▶ Stated exercise
Find the line with "Emit a Python" and the line with "ax.set_facecolor('#C0C0C0')", then repeat both of them and every line in between exactly. Omit the pictures.

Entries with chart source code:
[Begin]
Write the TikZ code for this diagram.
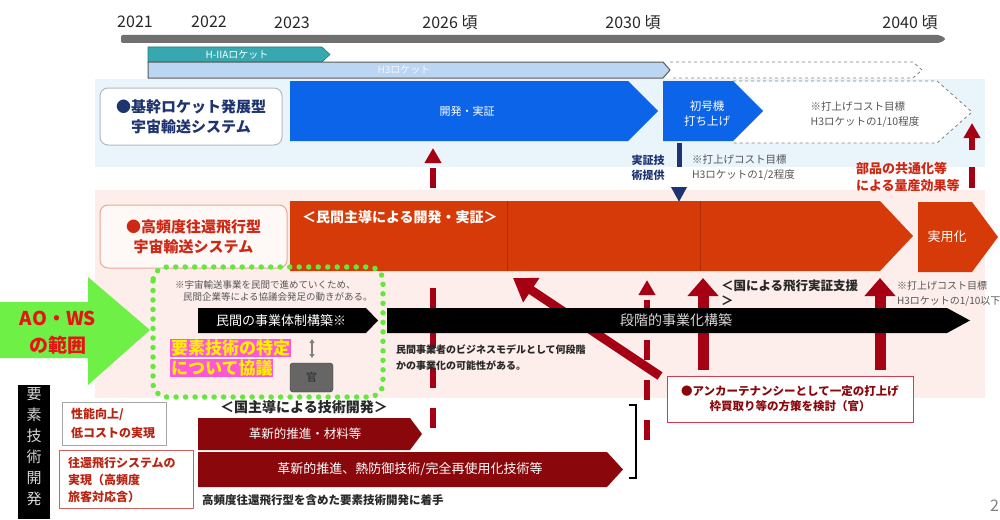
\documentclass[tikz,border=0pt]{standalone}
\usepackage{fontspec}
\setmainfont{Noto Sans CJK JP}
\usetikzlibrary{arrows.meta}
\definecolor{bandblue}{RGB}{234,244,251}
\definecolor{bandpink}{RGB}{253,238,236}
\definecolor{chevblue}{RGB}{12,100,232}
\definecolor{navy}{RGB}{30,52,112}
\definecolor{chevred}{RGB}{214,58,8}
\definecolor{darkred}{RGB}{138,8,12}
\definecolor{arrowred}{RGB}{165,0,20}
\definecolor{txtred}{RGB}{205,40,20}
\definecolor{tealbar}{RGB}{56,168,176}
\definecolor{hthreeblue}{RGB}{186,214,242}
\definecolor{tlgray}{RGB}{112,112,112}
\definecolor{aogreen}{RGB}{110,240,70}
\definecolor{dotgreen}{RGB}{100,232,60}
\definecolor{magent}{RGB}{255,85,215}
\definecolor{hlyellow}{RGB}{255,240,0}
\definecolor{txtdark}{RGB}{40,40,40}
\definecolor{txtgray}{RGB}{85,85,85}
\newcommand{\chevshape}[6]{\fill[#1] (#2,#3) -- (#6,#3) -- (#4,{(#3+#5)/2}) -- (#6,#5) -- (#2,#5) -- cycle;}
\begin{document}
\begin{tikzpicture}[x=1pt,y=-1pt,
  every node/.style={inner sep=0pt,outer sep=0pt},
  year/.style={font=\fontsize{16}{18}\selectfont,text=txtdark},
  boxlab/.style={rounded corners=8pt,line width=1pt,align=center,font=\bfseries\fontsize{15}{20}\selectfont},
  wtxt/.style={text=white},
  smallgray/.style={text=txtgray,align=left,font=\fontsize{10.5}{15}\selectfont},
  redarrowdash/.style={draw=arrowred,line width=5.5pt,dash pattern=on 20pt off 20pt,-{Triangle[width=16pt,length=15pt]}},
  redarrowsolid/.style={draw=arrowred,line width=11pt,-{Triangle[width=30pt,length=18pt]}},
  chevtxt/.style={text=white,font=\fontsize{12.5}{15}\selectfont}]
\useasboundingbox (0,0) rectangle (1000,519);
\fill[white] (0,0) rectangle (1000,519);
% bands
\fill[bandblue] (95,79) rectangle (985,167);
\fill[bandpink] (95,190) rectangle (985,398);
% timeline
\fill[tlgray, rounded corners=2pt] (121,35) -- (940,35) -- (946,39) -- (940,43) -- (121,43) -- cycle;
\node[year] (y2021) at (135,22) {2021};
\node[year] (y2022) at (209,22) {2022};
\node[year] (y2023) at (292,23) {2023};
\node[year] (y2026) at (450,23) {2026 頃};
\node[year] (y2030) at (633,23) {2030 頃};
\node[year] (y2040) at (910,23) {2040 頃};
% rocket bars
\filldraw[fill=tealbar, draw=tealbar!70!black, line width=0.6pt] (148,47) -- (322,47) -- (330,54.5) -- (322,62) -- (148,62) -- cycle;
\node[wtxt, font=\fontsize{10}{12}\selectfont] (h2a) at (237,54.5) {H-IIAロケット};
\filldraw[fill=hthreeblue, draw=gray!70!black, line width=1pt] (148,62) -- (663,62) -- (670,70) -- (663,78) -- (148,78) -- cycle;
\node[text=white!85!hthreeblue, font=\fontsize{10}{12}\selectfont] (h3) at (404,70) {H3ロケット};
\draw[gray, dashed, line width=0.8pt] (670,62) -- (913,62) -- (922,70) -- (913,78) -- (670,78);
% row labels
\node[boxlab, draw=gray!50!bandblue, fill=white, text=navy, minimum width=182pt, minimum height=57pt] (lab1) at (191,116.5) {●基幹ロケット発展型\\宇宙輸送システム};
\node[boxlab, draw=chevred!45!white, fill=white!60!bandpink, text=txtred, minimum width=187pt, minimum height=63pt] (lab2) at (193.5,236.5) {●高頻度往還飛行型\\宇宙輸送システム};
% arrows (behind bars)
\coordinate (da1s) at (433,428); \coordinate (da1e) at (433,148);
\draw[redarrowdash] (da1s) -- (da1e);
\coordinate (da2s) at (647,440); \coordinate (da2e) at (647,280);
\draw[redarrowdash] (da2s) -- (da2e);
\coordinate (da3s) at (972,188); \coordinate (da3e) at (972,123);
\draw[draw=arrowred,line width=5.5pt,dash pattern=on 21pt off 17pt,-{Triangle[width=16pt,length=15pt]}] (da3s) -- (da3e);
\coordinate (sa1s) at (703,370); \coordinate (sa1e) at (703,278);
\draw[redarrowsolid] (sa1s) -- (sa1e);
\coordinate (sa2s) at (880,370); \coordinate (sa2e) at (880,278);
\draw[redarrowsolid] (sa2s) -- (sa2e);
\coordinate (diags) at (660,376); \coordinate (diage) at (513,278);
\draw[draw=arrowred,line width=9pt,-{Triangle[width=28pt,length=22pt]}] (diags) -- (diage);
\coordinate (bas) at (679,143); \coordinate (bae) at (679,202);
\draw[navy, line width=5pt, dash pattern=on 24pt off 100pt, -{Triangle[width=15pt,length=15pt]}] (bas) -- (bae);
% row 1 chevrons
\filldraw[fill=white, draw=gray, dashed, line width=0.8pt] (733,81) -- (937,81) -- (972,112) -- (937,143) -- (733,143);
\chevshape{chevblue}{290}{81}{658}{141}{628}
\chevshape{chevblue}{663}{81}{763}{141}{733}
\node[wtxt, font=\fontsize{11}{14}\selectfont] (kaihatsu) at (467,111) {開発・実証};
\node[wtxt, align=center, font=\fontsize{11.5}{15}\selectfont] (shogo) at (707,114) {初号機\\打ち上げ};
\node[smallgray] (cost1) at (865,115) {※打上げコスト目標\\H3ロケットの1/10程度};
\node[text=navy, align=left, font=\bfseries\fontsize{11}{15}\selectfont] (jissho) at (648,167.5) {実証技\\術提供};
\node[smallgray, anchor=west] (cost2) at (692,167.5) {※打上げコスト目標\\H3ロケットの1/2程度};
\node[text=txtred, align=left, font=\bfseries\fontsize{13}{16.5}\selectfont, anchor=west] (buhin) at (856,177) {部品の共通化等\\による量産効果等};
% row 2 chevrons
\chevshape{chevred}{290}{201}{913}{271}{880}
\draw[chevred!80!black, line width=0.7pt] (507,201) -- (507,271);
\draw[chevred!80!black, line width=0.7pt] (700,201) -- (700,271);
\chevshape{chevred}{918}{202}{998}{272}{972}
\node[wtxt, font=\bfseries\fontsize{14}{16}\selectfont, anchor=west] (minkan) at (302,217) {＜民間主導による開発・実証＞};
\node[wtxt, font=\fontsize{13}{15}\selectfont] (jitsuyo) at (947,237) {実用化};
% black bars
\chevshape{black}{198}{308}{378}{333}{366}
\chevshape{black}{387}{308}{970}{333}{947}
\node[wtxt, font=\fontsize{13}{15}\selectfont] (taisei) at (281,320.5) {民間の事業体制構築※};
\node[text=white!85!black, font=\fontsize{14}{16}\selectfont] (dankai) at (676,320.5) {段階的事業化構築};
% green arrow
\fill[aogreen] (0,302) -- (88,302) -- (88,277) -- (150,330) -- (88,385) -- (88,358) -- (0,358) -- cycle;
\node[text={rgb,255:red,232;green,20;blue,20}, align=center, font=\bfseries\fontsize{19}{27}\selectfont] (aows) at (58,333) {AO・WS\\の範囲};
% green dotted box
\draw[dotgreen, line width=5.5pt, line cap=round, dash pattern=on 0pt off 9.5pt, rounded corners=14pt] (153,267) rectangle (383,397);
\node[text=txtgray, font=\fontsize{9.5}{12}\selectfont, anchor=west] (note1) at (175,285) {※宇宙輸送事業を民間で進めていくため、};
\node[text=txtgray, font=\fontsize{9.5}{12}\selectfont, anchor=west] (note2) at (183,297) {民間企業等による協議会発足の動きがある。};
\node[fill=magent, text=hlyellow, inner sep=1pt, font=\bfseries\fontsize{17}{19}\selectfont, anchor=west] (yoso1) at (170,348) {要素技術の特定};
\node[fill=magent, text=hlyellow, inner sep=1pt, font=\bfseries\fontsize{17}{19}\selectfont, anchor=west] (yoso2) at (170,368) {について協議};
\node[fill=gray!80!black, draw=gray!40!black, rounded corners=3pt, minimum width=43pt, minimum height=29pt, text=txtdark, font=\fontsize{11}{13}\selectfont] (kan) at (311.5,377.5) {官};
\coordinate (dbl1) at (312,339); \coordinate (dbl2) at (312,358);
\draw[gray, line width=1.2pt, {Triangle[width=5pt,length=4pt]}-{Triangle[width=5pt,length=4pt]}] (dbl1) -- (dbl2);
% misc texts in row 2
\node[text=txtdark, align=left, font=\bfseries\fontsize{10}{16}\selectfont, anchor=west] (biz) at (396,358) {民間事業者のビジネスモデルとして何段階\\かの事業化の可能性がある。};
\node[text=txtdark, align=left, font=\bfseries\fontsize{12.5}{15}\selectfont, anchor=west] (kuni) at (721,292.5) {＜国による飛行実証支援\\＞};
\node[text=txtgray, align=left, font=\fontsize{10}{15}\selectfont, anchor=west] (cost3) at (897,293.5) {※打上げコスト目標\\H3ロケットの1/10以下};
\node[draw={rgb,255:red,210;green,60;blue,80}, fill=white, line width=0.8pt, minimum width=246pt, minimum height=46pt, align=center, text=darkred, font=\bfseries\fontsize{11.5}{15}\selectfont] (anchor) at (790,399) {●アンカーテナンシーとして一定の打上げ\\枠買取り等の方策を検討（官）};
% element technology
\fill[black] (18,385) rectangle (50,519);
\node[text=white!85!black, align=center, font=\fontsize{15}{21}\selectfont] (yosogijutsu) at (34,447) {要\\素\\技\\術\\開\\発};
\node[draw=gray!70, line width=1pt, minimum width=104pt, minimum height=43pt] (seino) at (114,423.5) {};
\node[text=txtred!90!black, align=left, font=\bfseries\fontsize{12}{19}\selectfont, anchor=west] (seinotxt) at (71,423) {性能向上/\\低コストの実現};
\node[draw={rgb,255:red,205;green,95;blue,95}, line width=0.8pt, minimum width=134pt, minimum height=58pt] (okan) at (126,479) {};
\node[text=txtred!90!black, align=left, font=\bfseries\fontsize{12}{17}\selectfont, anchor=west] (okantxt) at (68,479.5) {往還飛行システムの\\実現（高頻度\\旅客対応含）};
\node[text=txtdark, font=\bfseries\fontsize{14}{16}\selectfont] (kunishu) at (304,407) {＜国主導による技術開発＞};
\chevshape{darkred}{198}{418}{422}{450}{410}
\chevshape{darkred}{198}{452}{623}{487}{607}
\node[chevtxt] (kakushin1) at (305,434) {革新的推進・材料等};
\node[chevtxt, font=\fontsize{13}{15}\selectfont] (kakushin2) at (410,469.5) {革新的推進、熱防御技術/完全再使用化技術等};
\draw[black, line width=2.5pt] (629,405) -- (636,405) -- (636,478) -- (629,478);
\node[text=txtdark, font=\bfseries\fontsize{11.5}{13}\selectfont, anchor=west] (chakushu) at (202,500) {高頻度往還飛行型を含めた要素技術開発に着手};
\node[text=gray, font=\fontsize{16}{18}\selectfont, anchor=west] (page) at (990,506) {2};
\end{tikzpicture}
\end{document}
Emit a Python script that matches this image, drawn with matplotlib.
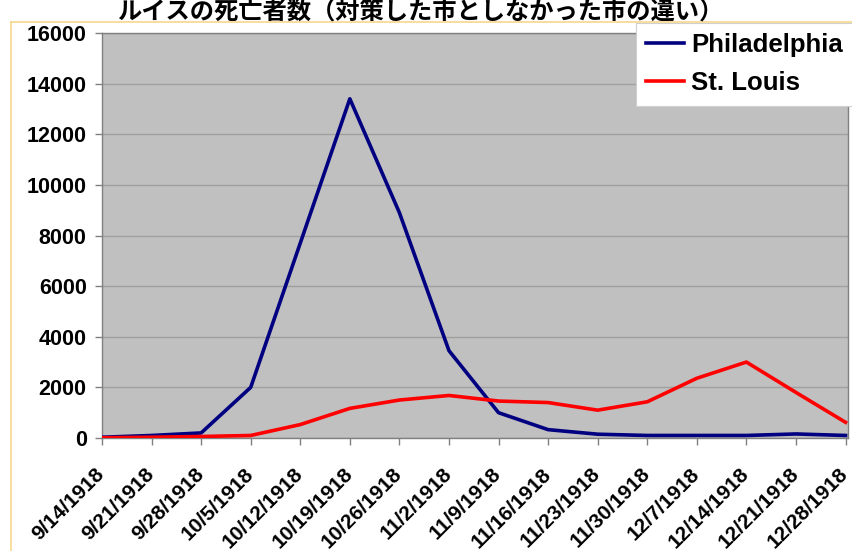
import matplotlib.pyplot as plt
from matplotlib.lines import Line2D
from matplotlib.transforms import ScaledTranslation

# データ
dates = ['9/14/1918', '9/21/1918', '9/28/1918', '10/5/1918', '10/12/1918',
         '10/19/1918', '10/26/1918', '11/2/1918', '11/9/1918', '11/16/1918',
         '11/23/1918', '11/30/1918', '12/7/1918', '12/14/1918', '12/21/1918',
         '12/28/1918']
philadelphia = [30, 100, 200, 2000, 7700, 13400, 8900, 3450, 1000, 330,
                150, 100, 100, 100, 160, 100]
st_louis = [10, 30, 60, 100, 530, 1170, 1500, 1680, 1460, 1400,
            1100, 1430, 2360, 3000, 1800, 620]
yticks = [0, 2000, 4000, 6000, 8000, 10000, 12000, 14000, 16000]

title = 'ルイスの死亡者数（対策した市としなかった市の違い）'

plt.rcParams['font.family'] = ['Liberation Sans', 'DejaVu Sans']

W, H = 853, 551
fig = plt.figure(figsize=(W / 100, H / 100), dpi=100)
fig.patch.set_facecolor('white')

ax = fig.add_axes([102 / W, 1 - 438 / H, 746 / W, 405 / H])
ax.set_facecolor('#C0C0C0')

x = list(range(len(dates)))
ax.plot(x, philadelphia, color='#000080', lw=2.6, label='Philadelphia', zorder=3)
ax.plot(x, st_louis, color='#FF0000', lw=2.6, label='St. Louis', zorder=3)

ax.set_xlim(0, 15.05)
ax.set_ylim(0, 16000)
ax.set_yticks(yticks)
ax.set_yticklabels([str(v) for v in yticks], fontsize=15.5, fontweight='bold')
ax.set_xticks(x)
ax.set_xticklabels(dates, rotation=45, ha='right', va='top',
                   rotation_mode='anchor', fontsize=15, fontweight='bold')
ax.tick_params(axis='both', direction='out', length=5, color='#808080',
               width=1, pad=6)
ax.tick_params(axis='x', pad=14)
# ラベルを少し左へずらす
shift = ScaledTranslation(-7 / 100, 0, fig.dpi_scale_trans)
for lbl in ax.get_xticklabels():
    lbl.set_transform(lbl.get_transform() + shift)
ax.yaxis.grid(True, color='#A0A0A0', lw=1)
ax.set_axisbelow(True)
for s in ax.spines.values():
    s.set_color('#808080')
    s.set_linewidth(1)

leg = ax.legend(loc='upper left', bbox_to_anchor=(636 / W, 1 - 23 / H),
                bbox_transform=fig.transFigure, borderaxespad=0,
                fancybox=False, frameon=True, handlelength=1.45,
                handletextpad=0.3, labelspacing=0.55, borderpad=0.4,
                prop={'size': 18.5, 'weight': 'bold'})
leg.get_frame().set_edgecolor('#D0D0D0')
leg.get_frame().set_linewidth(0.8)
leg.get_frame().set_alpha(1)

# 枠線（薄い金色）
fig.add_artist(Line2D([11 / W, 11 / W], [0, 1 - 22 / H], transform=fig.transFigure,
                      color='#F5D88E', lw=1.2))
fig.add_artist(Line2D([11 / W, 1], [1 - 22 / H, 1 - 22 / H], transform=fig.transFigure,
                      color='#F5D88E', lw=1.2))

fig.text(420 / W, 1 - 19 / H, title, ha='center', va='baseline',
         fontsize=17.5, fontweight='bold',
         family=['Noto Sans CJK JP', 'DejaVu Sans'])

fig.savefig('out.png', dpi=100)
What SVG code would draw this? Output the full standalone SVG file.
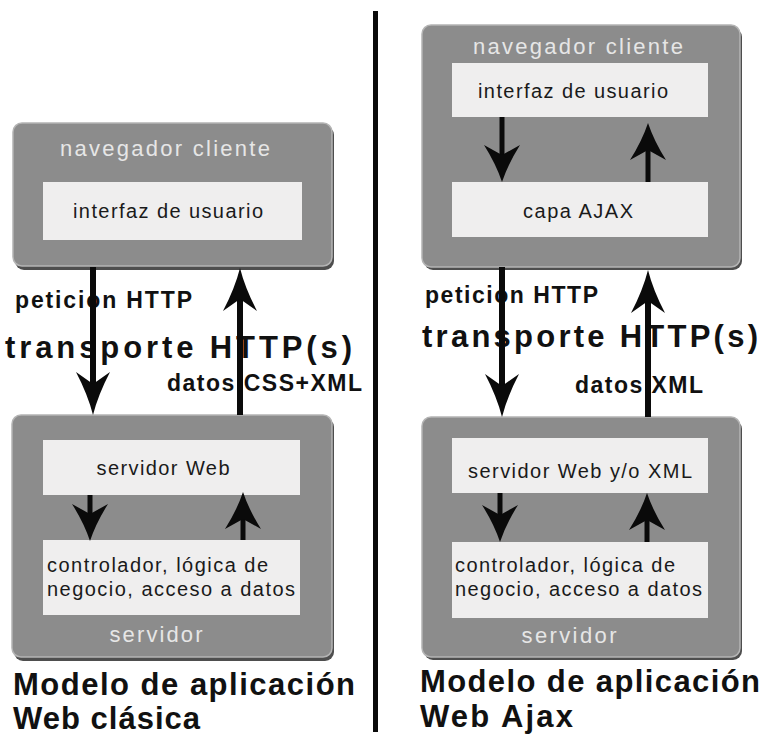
[End]
▶ Solution to the problem
Emit a Python script that matches this image, drawn with matplotlib.
import matplotlib.pyplot as plt
from matplotlib.lines import Line2D
from matplotlib.transforms import ScaledTranslation

# データ
dates = ['9/14/1918', '9/21/1918', '9/28/1918', '10/5/1918', '10/12/1918',
         '10/19/1918', '10/26/1918', '11/2/1918', '11/9/1918', '11/16/1918',
         '11/23/1918', '11/30/1918', '12/7/1918', '12/14/1918', '12/21/1918',
         '12/28/1918']
philadelphia = [30, 100, 200, 2000, 7700, 13400, 8900, 3450, 1000, 330,
                150, 100, 100, 100, 160, 100]
st_louis = [10, 30, 60, 100, 530, 1170, 1500, 1680, 1460, 1400,
            1100, 1430, 2360, 3000, 1800, 620]
yticks = [0, 2000, 4000, 6000, 8000, 10000, 12000, 14000, 16000]

title = 'ルイスの死亡者数（対策した市としなかった市の違い）'

plt.rcParams['font.family'] = ['Liberation Sans', 'DejaVu Sans']

W, H = 853, 551
fig = plt.figure(figsize=(W / 100, H / 100), dpi=100)
fig.patch.set_facecolor('white')

ax = fig.add_axes([102 / W, 1 - 438 / H, 746 / W, 405 / H])
ax.set_facecolor('#C0C0C0')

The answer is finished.